Set in a time that is ‘nearly now’, Hang portrays three characters who are identified as simply One, Two and Three. Three is stipulated as female and Black; she and her family have been the victim of an undisclosed crime that we are given to understand has shattered all of their lives. And she is the one who now gets to decide how the perpetrator will die.
It is a chilling short piece (running at one hour and ten minutes) laced with dark humour as the two other characters, representatives of a bureaucratic, justice-administering institution, take her through the process of decision-making. The palpable suffering of Three (hands repeatedly shaking) juxtaposes with the absurd officialdom of One and Two; the serious matter in-hand contrasts starkly with their trivial routines about what kind of drink they can fetch her, whether they might hang up her coat, or their profuse apologies for the on-stage water dispenser that is meant to provide hot and cold alternatives, but always and only offers a lukewarm solution.

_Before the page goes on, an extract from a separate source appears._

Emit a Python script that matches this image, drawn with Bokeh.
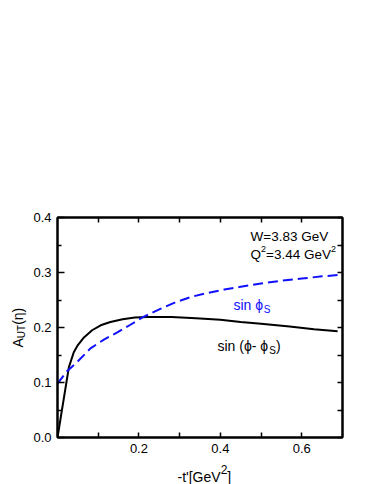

The play is written in tucker green’s now eminently recognisable beautiful but brutal poetic style. The part of Three is absolutely core to the play’s delivery of the rhythmic, fragmented and elliptical lines; actress Marianne Jean-Baptiste is mesmerising and memorable in the role, giving us a woman ‘trying to hold her shit together’, trying to find the words to describe the indescribable suffering of her family. As a consummate word-smith tucker green never fails to disappoint; with this play you ‘hang’ on every word, seeking to understand what might have happened and what Three’s decision will be. I won’t spoil the ending by giving away the detail for those who might not yet have seen the play. Ultimately, if in some ways I find the question at the heart of this piece less pressing or prescient for the ‘nearly now’ than others she has tackled, it still confirms tucker green as one of the finest playwrights currently writing for the British stage.